Skullcrusher - Quiet The RoomPour des raisons de place sur les étagères, on a jeté récemment notre intégrale de Stina Nordenstam en se disant qu’on était désormais trop vieux pour se laisser faire par ce genre de musique. C’était évidemment avant qu’on se retrouve à écouter le nouveau disque de Beth Orton, Weather Alive, et encore avant qu’on ne croise le chemin de Skullcrusher et de son superbe Quiet The Room.

On oublie toujours à quel point ce genre de musique est irrésistible et envoûtant. Chaque résurgence/incarnation de ces filles qui chantent, haut et au creux de l’oreille, nous fait glisser le persil du pavillon et demander autour de nous qu’on nous ligote au mât pour ne pas risquer de nous jeter à l’eau. Les premiers EP de Helen Ballantine, la jeune américaine qui se cache derrière le pseudo de Skullcrusher (un truc de muscu), nous avaient mis sur la piste du miracle : voix de tête, arpèges cristallins et fond électro folk, mélancolie et lointaine parenté que notre limier d’alors la voyait entretenir avec Idaho et Nick Drake (en reprise).

Le premier album de Skullcrusher est aussi beau et lumineux qu’un soleil de brouillard à Los Angeles. C’est un album qui n’offre aucune surprise manifeste, ni volonté de révolutionner quoi que ce soit, mais qui s’offre à nous dans toute sa spectaculaire perfection pop, cafardeux et précis, poétique et craquant comme le nougat. La tonalité est délibérément folk. Sur le bandcamp de l’intéressée, l’argument promotionnel met en avant un disque qui évoque le « bruit d’une fenêtre qui s’ouvre, ou d’une barrière qui s’abaisse »…. manière de ne rien dire de bien précis mais aussi de caractériser une musique qui échappe à son propre contenu.

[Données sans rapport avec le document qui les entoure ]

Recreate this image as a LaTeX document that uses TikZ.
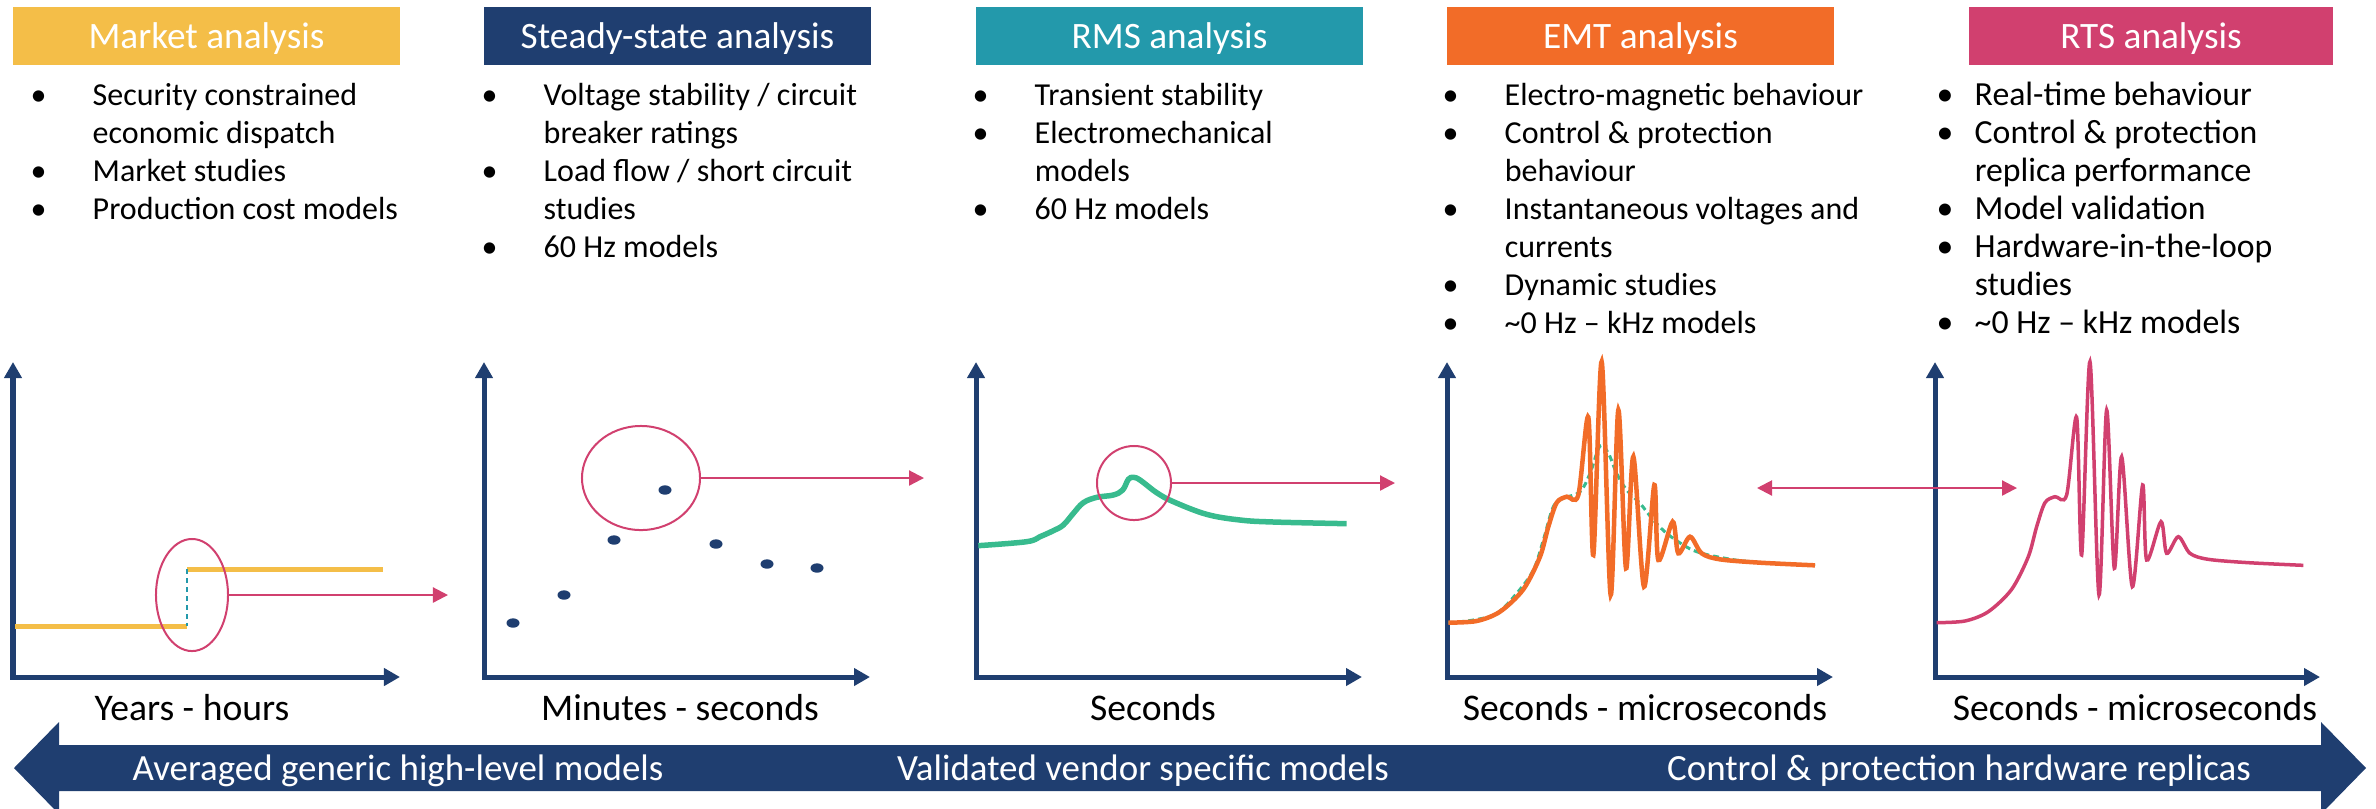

De quoi parle Skullcrusher ? C’est à l’écoute une question qu’on se pose à peine. Les textes sont des morceaux d’introspection mais aussi à de nombreuses reprises des interrogations sur ce qui fait la perception : comment la lumière agit sur le coeur, comment l’air se frotte à la peau, ce genre d’observations précieuses et vaguement désuètes qui construisent le vague à l’âme. L’intérêt de ces chansons n’est souvent pas littéral : il se situe dans le jeu de dévoilement/occultation qui s’instaure entre la chanteuse et nous. Sur It’s Like A Secret, on trouve ces mots là :

I read a story today
She put in words this feeling
And I’m still living in it
I see you through the window

Le résultat est un peu hermétique, mais pas suffisamment pour que l’idée générale nous échappe. On pourra reprocher à l’interprète de flatter notre goût de l’abstraction et quelque part de ne pas dire les choses franchement. C’est ce flou artistique, ces images hamiltoniennes qui font mouche et constituent le charme de l’ensemble. Il y a quelques pièces instrumentales assez belles comme le pastoral Outside, Playing, et des chansons qui semblent vouloir fuir avant d’être entendues, à l’instar de Sticker, une vignette fantomatique mais géniale dont on ne résiste pas à l’envie de reproduire le texte, à peine audible en direct :

Take a picture of my room
Hold the colors, green and blue
Looking back, do I recognize it?
Put a sticker on the door
The ink is rubbed out, the edges torn
If I go there, do I even notice?
By the stairway, I’m listening
To their voices echoing
For a moment, they could be laughing

L’album entier semble prendre comme un décor une maison de poupées dont on ouvrirait les fenêtres une à une. On pense (en moins flippant) à la Maison des Feuilles de Mark Danielewski, où les dimensions se déplient au fil de la lecture, en dégageant une profondeur et une richesse insoupçonnée. C’est le cas sur Window Somewhere, chanson anodine mais néanmoins à tiroirs dont la densité émerge lentement du néant.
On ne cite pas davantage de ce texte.